French pianist and composer

Gérard Jouannest (2 May 1933 – 16 May 2018) was a French pianist and composer. He was best known for his collaborations with Jacques Brel, both as a performer and composer, and later with Juliette Gréco, whom he married in 1988.

==Early life==
Jouannest was born on 2 May 1933 in Vanves near Paris. His father was a piano manufacturer.

Jouannest graduated from the Conservatoire de Paris in 1954. During the Algerian War, he served in the French Army, although he was based in Meknes, Morocco.

==Career==
Jouannest began his career as a pianist in music halls. He later worked as a pianist for François Rauber. In 1959, he was introduced to Jacques Brel by music producer Jacques Canetti, and he worked for Brel for nearly a decade. It was Brel who introduced Jouannest to his future wife, singer Juliette Gréco in 1968, and Jouannest played the piano for Greco during the rest of his career.

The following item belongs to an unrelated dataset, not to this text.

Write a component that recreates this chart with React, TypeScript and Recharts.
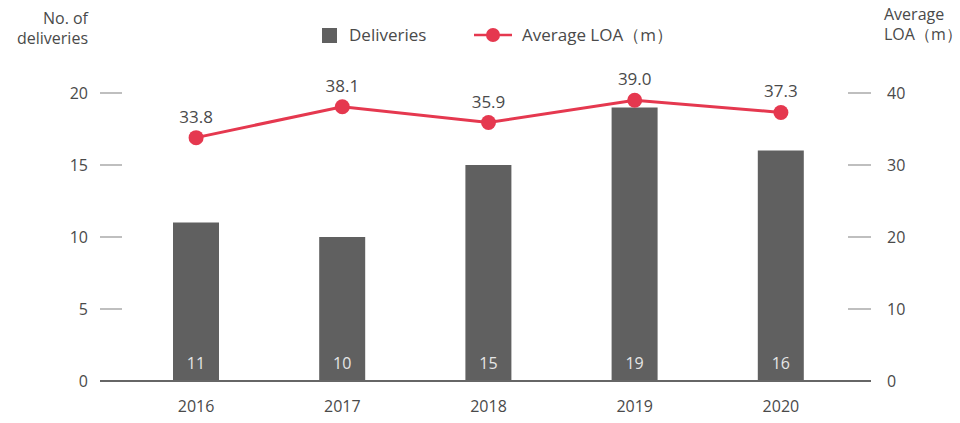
import { ComposedChart, Bar, Line, XAxis, YAxis, LabelList, Legend } from 'recharts';

const years = ['2016', '2017', '2018', '2019', '2020'];
const deliveries = [11, 10, 15, 19, 16];
const avgLoa = [33.8, 38.1, 35.9, 39.0, 37.3];
const leftTicks = [0, 5, 10, 15, 20];
const rightTicks = [0, 10, 20, 30, 40];

const data = years.map((year, i) => ({
    year,
    deliveries: deliveries[i],
    loa: avgLoa[i],
}));

const FONT = '"Open Sans", Lato, sans-serif';
const TEXT = '#4a4a4a';
const RED = '#e5384f';
const BAR = '#606060';

// the tick x that recharts hands over sits tickSize + tickMargin (8px) off the plot edge
const LeftTick = (props: any) => {
    const { x, y, payload } = props;
    const edge = x + 8;
    return (
        <g>
            {payload.value === 0 && (
                <line x1={edge} x2={edge + 771} y1={y} y2={y} stroke="#666" strokeWidth={2} />
            )}
            {payload.value !== 0 && (
                <line x1={edge} x2={edge + 22} y1={y} y2={y} stroke="#aaa" strokeWidth={1.5} />
            )}
            <text x={edge - 12} y={y} dy={6} textAnchor="end" fill={TEXT} fontSize={16} fontFamily={FONT}>
                {payload.value}
            </text>
        </g>
    );
};

const RightTick = (props: any) => {
    const { x, y, payload } = props;
    const edge = x - 8;
    return (
        <g>
            {payload.value !== 0 && (
                <line x1={edge - 23} x2={edge} y1={y} y2={y} stroke="#aaa" strokeWidth={1.5} />
            )}
            <text x={edge + 16} y={y} dy={6} textAnchor="start" fill={TEXT} fontSize={16} fontFamily={FONT}>
                {payload.value}
            </text>
        </g>
    );
};

const legendContent = () => (
    <div style={{ position: 'relative', height: 40, fontFamily: FONT, fontSize: 17, color: TEXT }}>
        <div style={{ position: 'absolute', left: 322, top: 28, width: 15, height: 15, background: BAR }} />
        <div style={{ position: 'absolute', left: 349, top: 23 }}>Deliveries</div>
        <svg style={{ position: 'absolute', left: 474, top: 26 }} width={40} height={18}>
            <line x1={0} x2={38} y1={9} y2={9} stroke={RED} strokeWidth={2.5} />
            <circle cx={19} cy={9} r={7} fill={RED} />
        </svg>
        <div style={{ position: 'absolute', left: 522, top: 23 }}>Average LOA（m）</div>
    </div>
);

export default function App() {
    return (
        <div style={{ position: 'absolute', left: 0, top: 0, width: 960, height: 423 }}>
            <ComposedChart
                width={960}
                height={423}
                data={data}
                margin={{ top: 53, right: 0, bottom: 0, left: 0 }}
            >
                <XAxis
                    dataKey="year"
                    padding={{ left: 23, right: 17 }}
                    axisLine={false}
                    tickLine={false}
                    height={42}
                    tickMargin={14}
                    tick={{ fill: TEXT, fontSize: 16, fontFamily: FONT }}
                />
                <YAxis
                    yAxisId="left"
                    width={100}
                    domain={[0, 20]}
                    ticks={leftTicks}
                    axisLine={false}
                    tickLine={false}
                    tick={<LeftTick />}
                />
                <YAxis
                    yAxisId="right"
                    orientation="right"
                    width={89}
                    domain={[0, 40]}
                    ticks={rightTicks}
                    axisLine={false}
                    tickLine={false}
                    tick={<RightTick />}
                />
                <Legend verticalAlign="top" align="left" wrapperStyle={{ top: 0, left: 0, width: 960 }} content={legendContent} />
                <Bar yAxisId="left" dataKey="deliveries" fill={BAR} barSize={46} isAnimationActive={false}>
                    <LabelList
                        dataKey="deliveries"
                        position="insideBottom"
                        offset={12}
                        fill="#e6e6e6"
                        fontSize={16}
                        fontFamily={FONT}
                    />
                </Bar>
                <Line
                    yAxisId="right"
                    dataKey="loa"
                    stroke={RED}
                    strokeWidth={3}
                    dot={{ r: 7.5, fill: RED, stroke: RED, strokeWidth: 0 }}
                    activeDot={false}
                    isAnimationActive={false}
                >
                    <LabelList
                        dataKey="loa"
                        position="top"
                        offset={15}
                        fill={TEXT}
                        fontSize={17}
                        fontFamily={FONT}
                        formatter={(v: any) => Number(v).toFixed(1)}
                    />
                </Line>
            </ComposedChart>
            <div
                style={{
                    position: 'absolute', right: 872, top: 8, textAlign: 'right',
                    fontFamily: FONT, fontSize: 16, lineHeight: '20px', color: TEXT,
                }}
            >
                No. of<br />deliveries
            </div>
            <div
                style={{
                    position: 'absolute', left: 884, top: 4, textAlign: 'left',
                    fontFamily: FONT, fontSize: 16, lineHeight: '20px', color: TEXT, whiteSpace: 'nowrap',
                }}
            >
                Average<br />LOA（m）
            </div>
        </div>
    );
}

Jouannest composed more than 250 songs over the course of his life. For example, he composed classic songs for Jacques Brel like "Ne me quitte pas", "Ces gens-là", "Bruxelles", "Mathilde" and "Les Vieux". He also composed songs for younger artists like Miossec, Benjamin Biolay and Abd al Malik.

==Personal life and death==
In 1988, Jouannest married Juliette Gréco. Jouannest supported Jean-Luc Mélenchon in the 2012 presidential election.

Jouannest died on 16 May 2018 in Ramatuelle, in the South of France. He was 85.